Long division: when and why?

The long division algorithm is a standard point of tension between “reform” and “traditional” ways of conceiving mathematics education. To reformers it embodies all the evils of old-fashioned rote learning and should be scrapped. To traditionalists it is a matter of pride and principle to keep it.

I say both are wrong. And their errors are symptomatic of core problems with their ideologies.

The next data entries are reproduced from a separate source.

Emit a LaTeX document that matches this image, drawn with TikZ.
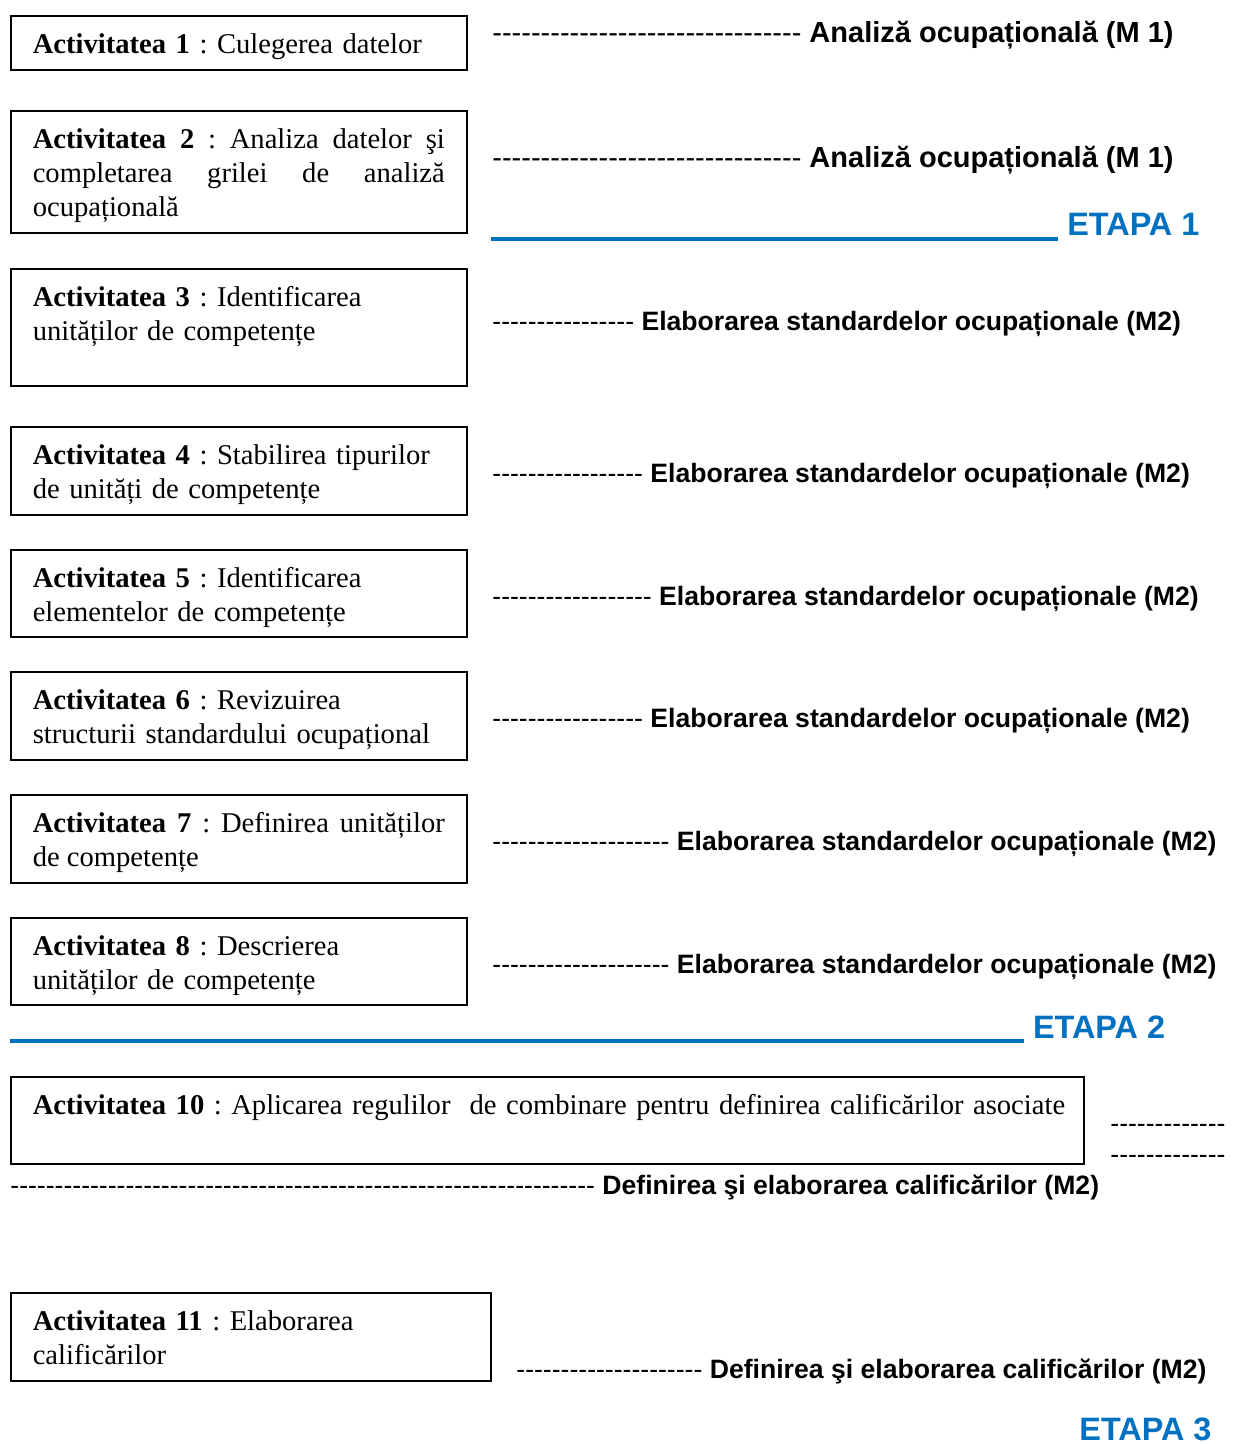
\documentclass[tikz,border=0pt]{standalone}
\usepackage{fontspec}
\setmainfont{Liberation Serif}
\newfontfamily\arial{Liberation Sans}
\definecolor{albastru}{RGB}{0,112,192}
\frenchspacing

\begin{document}
\begin{tikzpicture}[x=.5pt,y=-.5pt,
    act/.style={draw,line width=.8pt,anchor=north west,text width=206pt,inner xsep=11pt,inner ysep=0pt,
        align=left,text height=18.75pt,text depth=#1,font=\fontsize{14.3}{17}\selectfont},
    modul/.style={anchor=base west,inner sep=0pt,font=\arial\fontsize{13.3}{16}\selectfont\bfseries},
    etapa/.style={anchor=base west,inner sep=0pt,text=albastru,font=\arial\fontsize{16.2}{18}\selectfont\bfseries}]

    \def\liniute#1{{\mdseries\foreach\i in {1,...,#1}{-\kern0pt}}}
    \def\sub#1{\foreach\i in {1,...,#1}{\rule[-2.5pt]{8.59pt}{2pt}}}
    \useasboundingbox (0,0) rectangle (1232,1444);

    % activitatile (stanga)
    \node[act=8.25pt] (a1) at (10,15) {\textbf{Activitatea 1} : Culegerea datelor};
    \node[act=42.25pt,align=justify] (a2) at (10,110) {\textbf{Activitatea 2} : Analiza datelor şi\linebreak
        completarea grilei de analiză\linebreak ocupațională};
    \node[act=39.75pt] (a3) at (10,268) {\textbf{Activitatea 3} : Identificarea\\ unităților de competențe};
    \node[act=25.25pt] (a4) at (10,426) {\textbf{Activitatea 4} : Stabilirea tipurilor\\ de unități de competențe};
    \node[act=24.75pt] (a5) at (10,549) {\textbf{Activitatea 5} : Identificarea\\ elementelor de competențe};
    \node[act=25.25pt] (a6) at (10,671) {\textbf{Activitatea 6} : Revizuirea\\ structurii standardului ocupațional};
    \node[act=25.25pt,align=justify] (a7) at (10,794) {\textbf{Activitatea 7} : Definirea unităților\linebreak de competențe};
    \node[act=24.75pt] (a8) at (10,917) {\textbf{Activitatea 8} : Descrierea\\ unităților de competențe};
    \node[act=24.75pt,text width=514.5pt] (a10) at (10,1076) {\mbox{\textbf{Activitatea 10} : Aplicarea regulilor\ \ de combinare pentru definirea calificărilor asociate}};
    \node[act=25.25pt,text width=218pt] (a11) at (10,1292) {\textbf{Activitatea 11} : Elaborarea\\ calificărilor};

    % modulele (dreapta)
    \node[modul,font=\arial\fontsize{14.5}{17}\selectfont\bfseries] (m1) at (492,43) {\liniute{32} Analiză ocupațională (M 1)};
    \node[modul,font=\arial\fontsize{14.5}{17}\selectfont\bfseries] (m2) at (492,168) {\liniute{32} Analiză ocupațională (M 1)};
    \node[modul] (m3) at (492,330) {\liniute{16} Elaborarea standardelor ocupaționale (M2)};
    \node[modul] (m4) at (492,482) {\liniute{17} Elaborarea standardelor ocupaționale (M2)};
    \node[modul] (m5) at (492,605) {\liniute{18} Elaborarea standardelor ocupaționale (M2)};
    \node[modul] (m6) at (492,727) {\liniute{17} Elaborarea standardelor ocupaționale (M2)};
    \node[modul] (m7) at (492,850) {\liniute{20} Elaborarea standardelor ocupaționale (M2)};
    \node[modul] (m8) at (492,973) {\liniute{20} Elaborarea standardelor ocupaționale (M2)};
    \node[modul] (m10a) at (1110,1132) {\liniute{13}};
    \node[modul] (m10b) at (1110,1163) {\liniute{13}};
    \node[modul] (m10) at (10,1194) {\liniute{66} Definirea şi elaborarea calificărilor (M2)};
    \node[modul] (m11) at (516,1378) {\liniute{21} Definirea şi elaborarea calificărilor (M2)};

    % etapele
    \node[etapa] (e1) at (491,236) {\sub{33} ETAPA 1};
    \node[etapa] (e2) at (10,1038) {\sub{59} ETAPA 2};
    \node[etapa] (e3) at (1079,1440) {ETAPA 3};
\end{tikzpicture}
\end{document}
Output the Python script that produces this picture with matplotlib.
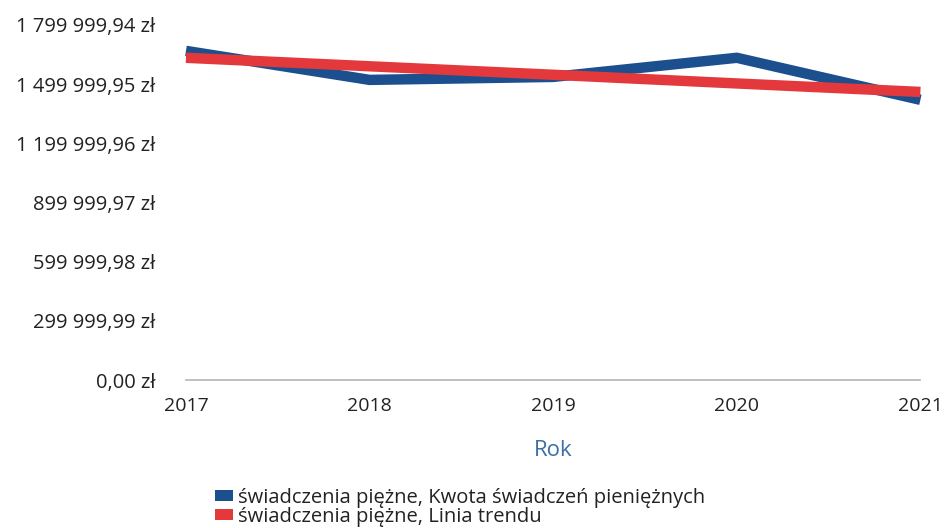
import matplotlib.pyplot as plt
from matplotlib.patches import Patch

plt.rcParams['font.family'] = ['Open Sans', 'DejaVu Sans']

# Data
years = [2017, 2018, 2019, 2020, 2021]
kwota = [1668000, 1521000, 1536000, 1633000, 1420000]
trend = [1633000, 1590000, 1547000, 1503000, 1460000]

y_ticks = [0.0, 299999.99, 599999.98, 899999.97, 1199999.96, 1499999.95, 1799999.94]
y_labels = ["0,00 zł", "299 999,99 zł", "599 999,98 zł", "899 999,97 zł",
            "1 199 999,96 zł", "1 499 999,95 zł", "1 799 999,94 zł"]

blue = '#1c4f8e'
red = '#e3393d'
text_col = '#222222'

fig = plt.figure(figsize=(9.44, 5.28), dpi=100)
ax = fig.add_axes([0.197, 0.28, 0.778, 0.673])

ax.plot(years, kwota, color=blue, linewidth=7.5, solid_capstyle='butt',
        solid_joinstyle='miter', clip_on=False, zorder=3)
ax.plot(years, trend, color=red, linewidth=7.5, solid_capstyle='butt',
        clip_on=False, zorder=4)

ax.set_xlim(2017, 2021)
ax.set_ylim(0, 1799999.94)
ax.set_xticks(years)
ax.set_xticklabels([str(y) for y in years])
ax.set_yticks(y_ticks)
ax.set_yticklabels(y_labels)

for s in ['top', 'right', 'left']:
    ax.spines[s].set_visible(False)
ax.spines['bottom'].set_color('#b4b4bc')
ax.spines['bottom'].set_linewidth(1.2)

ax.tick_params(axis='both', length=0, colors=text_col)
ax.tick_params(axis='y', pad=22, labelsize=14.5)
ax.tick_params(axis='x', pad=12, labelsize=14)

ax.set_xlabel("Rok", fontsize=16, color='#3a6ea5', labelpad=18)

handles = [Patch(facecolor=blue, label="świadczenia piężne, Kwota świadczeń pieniężnych"),
           Patch(facecolor=red, label="świadczenia piężne, Linia trendu")]
fig.legend(handles=handles, loc='upper left', bbox_to_anchor=(0.217, 0.095),
           frameon=False, fontsize=14.5, handlelength=0.9, handleheight=0.45,
           handletextpad=0.25, labelspacing=-0.05, borderpad=0, labelcolor=text_col)

fig.savefig('out.png', dpi=100)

Consider first the traditionalist case. A famous and typical expression of this point of view is “The Role of Long Division in the K-12 Curriculum” by Klein & Milgram. Here we find the long division algorithm defended on the grounds that it illuminates the nature of the real number system and forms the foundations for certain techniques in higher mathematics such as calculus, differential equations and linear algebra. This is of course true but it is a poor argument for teaching long division in middle school or even high school. It makes no sense to teach millions and millions of children a tedious algorithm simply because a tiny fraction of them will become engineers and need it to do Laplace transforms. The vast majority of children will only “learn” long division through meaningless rote. Very many of them will struggle and mathematics will be for them a cause of anxiety and a drain of enthusiasm. Ironically, these children will not go on to a science career, so they will have struggled for nothing, whereas those who do go on to become engineers and do Laplace transforms are precisely those students who can pick up long division in five minutes once in college, so the middle school drill was meaningless for them as well. This general pattern––specific skills being cram-taught to lots of students at an early age, while the tiny minority who actually need the skills are precisely those who don’t need any cramming––is a major shortcoming of “traditional” education which, to my knowledge, is never addressed by the anti-reform movement. As we say in the biz, don’t teach it “just in case”––teach it “just in time.”

On the other hand the traditionalists are certainly right that “reformers” are by and large ignorant of the full mathematical significance of the topics they are so busy scrapping. The reform movement’s reputation as being, frankly, lacking in intelligence is well-deserved.

In a nutshell, “reform” advocates fail because they do not have enough of a vision of higher mathematics, while establishment mathematicians fail because they have nothing but this vision. In the hands of the former the mathematics curriculum will degenerate into unintelligent fluff and students will run around like headless chickens instead of being led systematically to the greatest pinnacles of human thought. In the hands of the latter the curriculum will degenerate into a mathematician’s top-down, “royal road to me” utopia––the fact that a mathematician can see the value of a topic is all the reason needed to force it upon any number of children at any age.

I advocate therefore a third way, the intellectual mathematics way. Which is this: teach it when you can convey its importance. It is all very well to say that long division is the foundation for understanding real numbers, but to this I reply: then teach it that way. If this is the reason for teaching it, then let this be the guiding principle of how you teach it. This is of course never done. This is the step the traditionalists never take and this where I depart from them.

Traditionalists are right that students deserve better than great mathematics being replaced by playing with colour blocks and plugging fake “real world” problems into a calculator. But I say that students also deserve better than being left in the dark as to the actual reasons for the importance of what they are studying and in fact being taught in a way that is profoundly out of touch with the supposed rationale for it.